◆ **Task**: Without the pictures, write out all the lines below exactly as they appear.

====== Supplied data

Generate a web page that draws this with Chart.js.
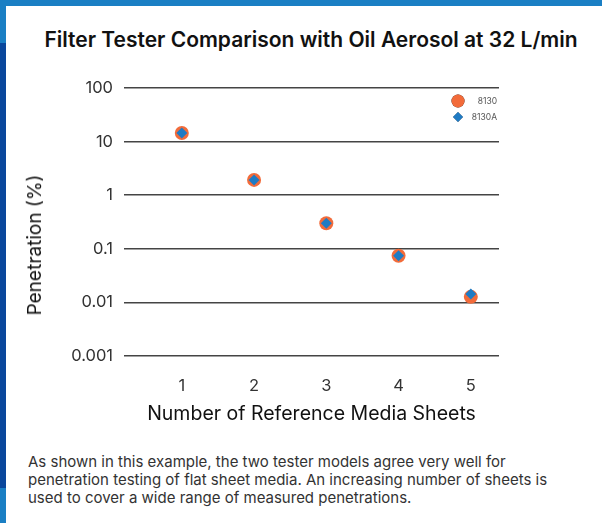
<!DOCTYPE html>
<html>
<head>
<meta charset="utf-8">
<script src="https://cdn.jsdelivr.net/npm/chart.js@4.4.1/dist/chart.umd.min.js"></script>
<style>
  html, body { margin: 0; padding: 0; background: #fff; }
  #page { position: relative; width: 602px; height: 523px; overflow: hidden; background: #fff; font-family: Inter, "Noto Sans", sans-serif; }
  .bar { position: absolute; }
  #wrap { position: absolute; left: 6px; top: 6px; width: 596px; height: 434px; }
  #title { position: absolute; left: 11px; width: 600px; top: 27px; text-align: center; font-size: 21px; font-weight: 600; color: #111; line-height: 26px; white-space: nowrap; }
  #ytitle { position: absolute; left: 35px; top: 245px; transform: translate(-50%, -50%) rotate(-90deg); font-size: 19px; color: #111; white-space: nowrap; line-height: 22px; }
  #caption { position: absolute; left: 28px; top: 453px; font-size: 15px; line-height: 18px; color: #333; white-space: nowrap; }
</style>
</head>
<body>
<div id="page">
  <div class="bar" style="left:0;top:0;width:602px;height:6px;background:#1a7fc4"></div>
  <div class="bar" style="left:0;top:0;width:6px;height:43px;background:#1a7fc4"></div>
  <div class="bar" style="left:0;top:43px;width:6px;height:445px;background:#0a479c"></div>
  <div class="bar" style="left:0;top:488px;width:6px;height:35px;background:#1a7fc4"></div>
  <div id="title">Filter Tester Comparison with Oil Aerosol at 32 L/min</div>
  <div id="wrap"><canvas id="myChart"></canvas></div>
  <div id="ytitle">Penetration (%)</div>
  <div id="caption">As shown in this example, the two tester models agree very well for<br>penetration testing of flat sheet media. An increasing number of sheets is<br>used to cover a wide range of measured penetrations.</div>
</div>
<script>
// donnees
let sheets = [1, 2, 3, 4, 5];
let pen8130 = [14.5, 1.93, 0.30, 0.074, 0.0127];
let pen8130A = [14.5, 1.93, 0.30, 0.074, 0.0143];
let yTicks = [0.001, 0.01, 0.1, 1, 10, 100];
let yLabels = ['0.001', '0.01', '0.1', '1', '10', '100'];
let seriesNames = ['8130', '8130A'];

const orange = '#f26b3a';
const blue = '#1f7bc4';

function toPoints(vals) {
    return sheets.map((s, i) => ({ x: s, y: vals[i] }));
}

// legende dessinee dans la zone du graphique
const innerLegend = {
    id: 'innerLegend',
    afterDraw(chart) {
        const ctx = chart.ctx;
        const area = chart.chartArea;
        const xm = area.right - 41;
        const xt = area.right - 2;
        ctx.save();
        ctx.font = '8.5px Inter, sans-serif';
        ctx.textAlign = 'right';
        ctx.textBaseline = 'middle';
        chart.data.datasets.forEach((ds, i) => {
            const y = area.top + 13 + i * 16;
            Chart.helpers.drawPoint(ctx, {
                pointStyle: ds.pointStyle,
                radius: i === 0 ? 6.5 : 5,
                borderWidth: 0
            }, xm, y);
            ctx.fillStyle = ds.backgroundColor;
            ctx.fill();
            ctx.fillStyle = '#555';
            ctx.fillText(ds.label, xt, y);
        });
        ctx.restore();
    }
};

const ctx = document.getElementById('myChart').getContext('2d');
const myChart = new Chart(ctx, {
    type: 'scatter',
    data: {
        datasets: [
            {
                label: seriesNames[0],
                data: toPoints(pen8130),
                pointStyle: 'circle',
                pointRadius: 7,
                pointHoverRadius: 7,
                backgroundColor: orange,
                borderWidth: 0,
                order: 1
            },
            {
                label: seriesNames[1],
                data: toPoints(pen8130A),
                pointStyle: 'rectRot',
                pointRadius: 5.5,
                pointHoverRadius: 5.5,
                backgroundColor: blue,
                borderWidth: 0,
                order: 0
            }
        ]
    },
    options: {
        responsive: true,
        maintainAspectRatio: false,
        animation: false,
        layout: { padding: { left: 10, right: 103, top: 82, bottom: 6 } },
        plugins: {
            legend: { display: false },
            tooltip: { enabled: false },
            title: { display: false }
        },
        scales: {
            x: {
                type: 'linear',
                min: 0.2,
                max: 5.39,
                afterBuildTicks: (scale) => {
                    scale.ticks = sheets.map(v => ({ value: v }));
                },
                afterFit: (scale) => { scale.height = 78; },
                grid: { display: false, drawTicks: false },
                border: { display: false },
                ticks: {
                    color: '#333',
                    font: { family: 'Inter', size: 16.5 },
                    padding: 20,
                    callback: (v) => String(v)
                },
                title: {
                    display: true,
                    text: 'Number of Reference Media Sheets',
                    color: '#111',
                    font: { family: 'Inter', size: 19.5 },
                    padding: { top: 0, bottom: 8 }
                }
            },
            y: {
                type: 'logarithmic',
                min: 0.001,
                max: 100,
                afterBuildTicks: (scale) => {
                    scale.ticks = yTicks.map(v => ({ value: v }));
                },
                afterFit: (scale) => { scale.width = 108; },
                grid: { color: '#444', lineWidth: 1.5, drawTicks: false },
                border: { display: false },
                ticks: {
                    color: '#333',
                    font: { family: 'Inter', size: 16.5 },
                    padding: 11,
                    callback: (v) => {
                        const k = yTicks.indexOf(v);
                        return k >= 0 ? yLabels[k] : '';
                    }
                }
            }
        }
    },
    plugins: [innerLegend]
});
</script>
</body>
</html>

============

◆ **Output for this exercise**:
Generate a web page that draws this with Chart.js.
<!DOCTYPE html>
<html>
<head>
<meta charset="utf-8">
<script src="https://cdn.jsdelivr.net/npm/chart.js@4.4.1/dist/chart.umd.min.js"></script>
<style>
  html, body { margin: 0; padding: 0; background: #fff; }
  #page { position: relative; width: 602px; height: 523px; overflow: hidden; background: #fff; font-family: Inter, "Noto Sans", sans-serif; }
  .bar { position: absolute; }
  #wrap { position: absolute; left: 6px; top: 6px; width: 596px; height: 434px; }
  #title { position: absolute; left: 11px; width: 600px; top: 27px; text-align: center; font-size: 21px; font-weight: 600; color: #111; line-height: 26px; white-space: nowrap; }
  #ytitle { position: absolute; left: 35px; top: 245px; transform: translate(-50%, -50%) rotate(-90deg); font-size: 19px; color: #111; white-space: nowrap; line-height: 22px; }
  #caption { position: absolute; left: 28px; top: 453px; font-size: 15px; line-height: 18px; color: #333; white-space: nowrap; }
</style>
</head>
<body>
<div id="page">
  <div class="bar" style="left:0;top:0;width:602px;height:6px;background:#1a7fc4"></div>
  <div class="bar" style="left:0;top:0;width:6px;height:43px;background:#1a7fc4"></div>
  <div class="bar" style="left:0;top:43px;width:6px;height:445px;background:#0a479c"></div>
  <div class="bar" style="left:0;top:488px;width:6px;height:35px;background:#1a7fc4"></div>
  <div id="title">Filter Tester Comparison with Oil Aerosol at 32 L/min</div>
  <div id="wrap"><canvas id="myChart"></canvas></div>
  <div id="ytitle">Penetration (%)</div>
  <div id="caption">As shown in this example, the two tester models agree very well for<br>penetration testing of flat sheet media. An increasing number of sheets is<br>used to cover a wide range of measured penetrations.</div>
</div>
<script>
// donnees
let sheets = [1, 2, 3, 4, 5];
let pen8130 = [14.5, 1.93, 0.30, 0.074, 0.0127];
let pen8130A = [14.5, 1.93, 0.30, 0.074, 0.0143];
let yTicks = [0.001, 0.01, 0.1, 1, 10, 100];
let yLabels = ['0.001', '0.01', '0.1', '1', '10', '100'];
let seriesNames = ['8130', '8130A'];

const orange = '#f26b3a';
const blue = '#1f7bc4';

function toPoints(vals) {
    return sheets.map((s, i) => ({ x: s, y: vals[i] }));
}

// legende dessinee dans la zone du graphique
const innerLegend = {
    id: 'innerLegend',
    afterDraw(chart) {
        const ctx = chart.ctx;
        const area = chart.chartArea;
        const xm = area.right - 41;
        const xt = area.right - 2;
        ctx.save();
        ctx.font = '8.5px Inter, sans-serif';
        ctx.textAlign = 'right';
        ctx.textBaseline = 'middle';
        chart.data.datasets.forEach((ds, i) => {
            const y = area.top + 13 + i * 16;
            Chart.helpers.drawPoint(ctx, {
                pointStyle: ds.pointStyle,
                radius: i === 0 ? 6.5 : 5,
                borderWidth: 0
            }, xm, y);
            ctx.fillStyle = ds.backgroundColor;
            ctx.fill();
            ctx.fillStyle = '#555';
            ctx.fillText(ds.label, xt, y);
        });
        ctx.restore();
    }
};

const ctx = document.getElementById('myChart').getContext('2d');
const myChart = new Chart(ctx, {
    type: 'scatter',
    data: {
        datasets: [
            {
                label: seriesNames[0],
                data: toPoints(pen8130),
                pointStyle: 'circle',
                pointRadius: 7,
                pointHoverRadius: 7,
                backgroundColor: orange,
                borderWidth: 0,
                order: 1
            },
            {
                label: seriesNames[1],
                data: toPoints(pen8130A),
                pointStyle: 'rectRot',
                pointRadius: 5.5,
                pointHoverRadius: 5.5,
                backgroundColor: blue,
                borderWidth: 0,
                order: 0
            }
        ]
    },
    options: {
        responsive: true,
        maintainAspectRatio: false,
        animation: false,
        layout: { padding: { left: 10, right: 103, top: 82, bottom: 6 } },
        plugins: {
            legend: { display: false },
            tooltip: { enabled: false },
            title: { display: false }
        },
        scales: {
            x: {
                type: 'linear',
                min: 0.2,
                max: 5.39,
                afterBuildTicks: (scale) => {
                    scale.ticks = sheets.map(v => ({ value: v }));
                },
                afterFit: (scale) => { scale.height = 78; },
                grid: { display: false, drawTicks: false },
                border: { display: false },
                ticks: {
                    color: '#333',
                    font: { family: 'Inter', size: 16.5 },
                    padding: 20,
                    callback: (v) => String(v)
                },
                title: {
                    display: true,
                    text: 'Number of Reference Media Sheets',
                    color: '#111',
                    font: { family: 'Inter', size: 19.5 },
                    padding: { top: 0, bottom: 8 }
                }
            },
            y: {
                type: 'logarithmic',
                min: 0.001,
                max: 100,
                afterBuildTicks: (scale) => {
                    scale.ticks = yTicks.map(v => ({ value: v }));
                },
                afterFit: (scale) => { scale.width = 108; },
                grid: { color: '#444', lineWidth: 1.5, drawTicks: false },
                border: { display: false },
                ticks: {
                    color: '#333',
                    font: { family: 'Inter', size: 16.5 },
                    padding: 11,
                    callback: (v) => {
                        const k = yTicks.indexOf(v);
                        return k >= 0 ? yLabels[k] : '';
                    }
                }
            }
        }
    },
    plugins: [innerLegend]
});
</script>
</body>
</html>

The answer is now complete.